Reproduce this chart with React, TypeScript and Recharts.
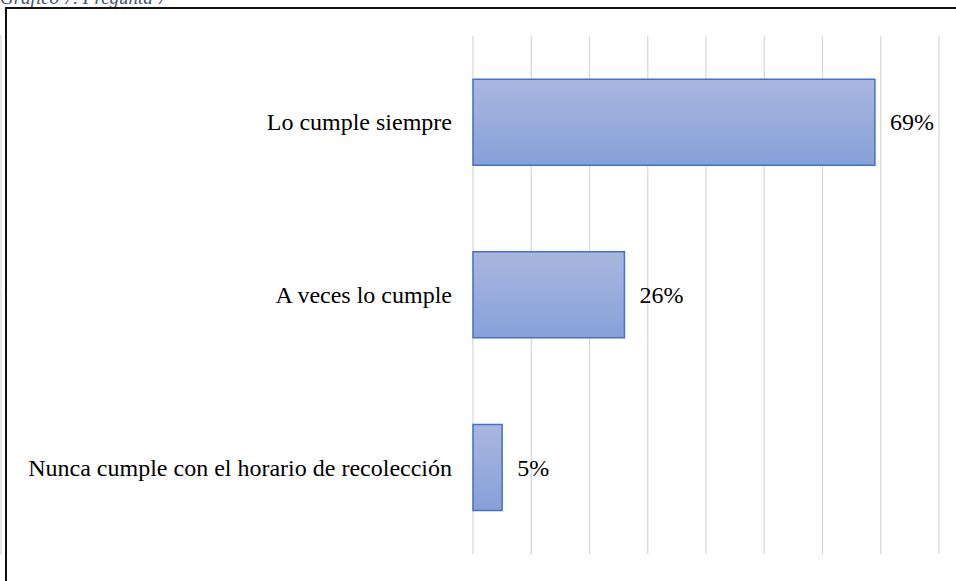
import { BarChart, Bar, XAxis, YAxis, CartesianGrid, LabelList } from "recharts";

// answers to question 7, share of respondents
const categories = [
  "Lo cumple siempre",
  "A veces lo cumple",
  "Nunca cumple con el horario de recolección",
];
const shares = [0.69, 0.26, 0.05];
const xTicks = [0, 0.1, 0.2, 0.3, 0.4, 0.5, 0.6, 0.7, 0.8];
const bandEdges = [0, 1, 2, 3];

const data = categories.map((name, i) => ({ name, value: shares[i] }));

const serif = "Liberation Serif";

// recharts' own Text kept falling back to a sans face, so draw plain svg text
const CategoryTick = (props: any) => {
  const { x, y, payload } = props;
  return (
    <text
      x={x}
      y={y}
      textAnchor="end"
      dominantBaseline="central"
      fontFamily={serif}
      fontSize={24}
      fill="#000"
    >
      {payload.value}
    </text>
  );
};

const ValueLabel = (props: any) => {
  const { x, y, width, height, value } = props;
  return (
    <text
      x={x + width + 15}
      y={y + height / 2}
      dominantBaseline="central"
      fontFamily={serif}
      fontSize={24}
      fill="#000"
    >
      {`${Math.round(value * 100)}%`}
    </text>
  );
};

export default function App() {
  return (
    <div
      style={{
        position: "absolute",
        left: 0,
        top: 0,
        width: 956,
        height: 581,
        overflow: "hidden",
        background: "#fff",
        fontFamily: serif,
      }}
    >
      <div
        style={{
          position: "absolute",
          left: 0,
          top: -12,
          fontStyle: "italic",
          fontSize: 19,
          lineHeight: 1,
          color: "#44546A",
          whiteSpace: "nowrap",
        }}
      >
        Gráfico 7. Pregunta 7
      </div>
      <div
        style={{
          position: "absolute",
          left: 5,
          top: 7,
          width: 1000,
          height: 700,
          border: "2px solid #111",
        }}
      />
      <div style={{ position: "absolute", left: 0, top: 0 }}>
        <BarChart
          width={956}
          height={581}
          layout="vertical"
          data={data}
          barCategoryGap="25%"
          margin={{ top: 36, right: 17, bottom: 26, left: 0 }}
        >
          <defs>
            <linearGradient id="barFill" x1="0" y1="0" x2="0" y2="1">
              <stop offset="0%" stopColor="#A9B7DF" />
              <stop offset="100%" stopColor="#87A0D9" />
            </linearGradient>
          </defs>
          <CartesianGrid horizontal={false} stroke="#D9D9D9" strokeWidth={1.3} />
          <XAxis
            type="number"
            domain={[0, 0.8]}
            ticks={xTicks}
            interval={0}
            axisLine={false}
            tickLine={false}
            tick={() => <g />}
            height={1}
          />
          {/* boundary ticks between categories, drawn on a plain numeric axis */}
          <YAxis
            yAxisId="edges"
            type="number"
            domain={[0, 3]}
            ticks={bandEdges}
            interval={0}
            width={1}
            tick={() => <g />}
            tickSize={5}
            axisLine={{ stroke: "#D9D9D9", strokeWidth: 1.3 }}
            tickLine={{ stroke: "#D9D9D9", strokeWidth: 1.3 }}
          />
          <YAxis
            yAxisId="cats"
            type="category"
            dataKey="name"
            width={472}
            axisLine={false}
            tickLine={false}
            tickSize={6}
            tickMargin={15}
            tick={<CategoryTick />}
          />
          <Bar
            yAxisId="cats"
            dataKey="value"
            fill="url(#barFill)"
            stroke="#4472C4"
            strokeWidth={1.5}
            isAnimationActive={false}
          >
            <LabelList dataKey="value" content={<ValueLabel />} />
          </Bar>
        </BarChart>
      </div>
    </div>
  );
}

Exercise directions ▸ Omit each picture, then return all of the listing exactly as it stands.

Finished task ▸
Reproduce this chart with React, TypeScript and Recharts.
import { BarChart, Bar, XAxis, YAxis, CartesianGrid, LabelList } from "recharts";

// answers to question 7, share of respondents
const categories = [
  "Lo cumple siempre",
  "A veces lo cumple",
  "Nunca cumple con el horario de recolección",
];
const shares = [0.69, 0.26, 0.05];
const xTicks = [0, 0.1, 0.2, 0.3, 0.4, 0.5, 0.6, 0.7, 0.8];
const bandEdges = [0, 1, 2, 3];

const data = categories.map((name, i) => ({ name, value: shares[i] }));

const serif = "Liberation Serif";

// recharts' own Text kept falling back to a sans face, so draw plain svg text
const CategoryTick = (props: any) => {
  const { x, y, payload } = props;
  return (
    <text
      x={x}
      y={y}
      textAnchor="end"
      dominantBaseline="central"
      fontFamily={serif}
      fontSize={24}
      fill="#000"
    >
      {payload.value}
    </text>
  );
};

const ValueLabel = (props: any) => {
  const { x, y, width, height, value } = props;
  return (
    <text
      x={x + width + 15}
      y={y + height / 2}
      dominantBaseline="central"
      fontFamily={serif}
      fontSize={24}
      fill="#000"
    >
      {`${Math.round(value * 100)}%`}
    </text>
  );
};

export default function App() {
  return (
    <div
      style={{
        position: "absolute",
        left: 0,
        top: 0,
        width: 956,
        height: 581,
        overflow: "hidden",
        background: "#fff",
        fontFamily: serif,
      }}
    >
      <div
        style={{
          position: "absolute",
          left: 0,
          top: -12,
          fontStyle: "italic",
          fontSize: 19,
          lineHeight: 1,
          color: "#44546A",
          whiteSpace: "nowrap",
        }}
      >
        Gráfico 7. Pregunta 7
      </div>
      <div
        style={{
          position: "absolute",
          left: 5,
          top: 7,
          width: 1000,
          height: 700,
          border: "2px solid #111",
        }}
      />
      <div style={{ position: "absolute", left: 0, top: 0 }}>
        <BarChart
          width={956}
          height={581}
          layout="vertical"
          data={data}
          barCategoryGap="25%"
          margin={{ top: 36, right: 17, bottom: 26, left: 0 }}
        >
          <defs>
            <linearGradient id="barFill" x1="0" y1="0" x2="0" y2="1">
              <stop offset="0%" stopColor="#A9B7DF" />
              <stop offset="100%" stopColor="#87A0D9" />
            </linearGradient>
          </defs>
          <CartesianGrid horizontal={false} stroke="#D9D9D9" strokeWidth={1.3} />
          <XAxis
            type="number"
            domain={[0, 0.8]}
            ticks={xTicks}
            interval={0}
            axisLine={false}
            tickLine={false}
            tick={() => <g />}
            height={1}
          />
          {/* boundary ticks between categories, drawn on a plain numeric axis */}
          <YAxis
            yAxisId="edges"
            type="number"
            domain={[0, 3]}
            ticks={bandEdges}
            interval={0}
            width={1}
            tick={() => <g />}
            tickSize={5}
            axisLine={{ stroke: "#D9D9D9", strokeWidth: 1.3 }}
            tickLine={{ stroke: "#D9D9D9", strokeWidth: 1.3 }}
          />
          <YAxis
            yAxisId="cats"
            type="category"
            dataKey="name"
            width={472}
            axisLine={false}
            tickLine={false}
            tickSize={6}
            tickMargin={15}
            tick={<CategoryTick />}
          />
          <Bar
            yAxisId="cats"
            dataKey="value"
            fill="url(#barFill)"
            stroke="#4472C4"
            strokeWidth={1.5}
            isAnimationActive={false}
          >
            <LabelList dataKey="value" content={<ValueLabel />} />
          </Bar>
        </BarChart>
      </div>
    </div>
  );
}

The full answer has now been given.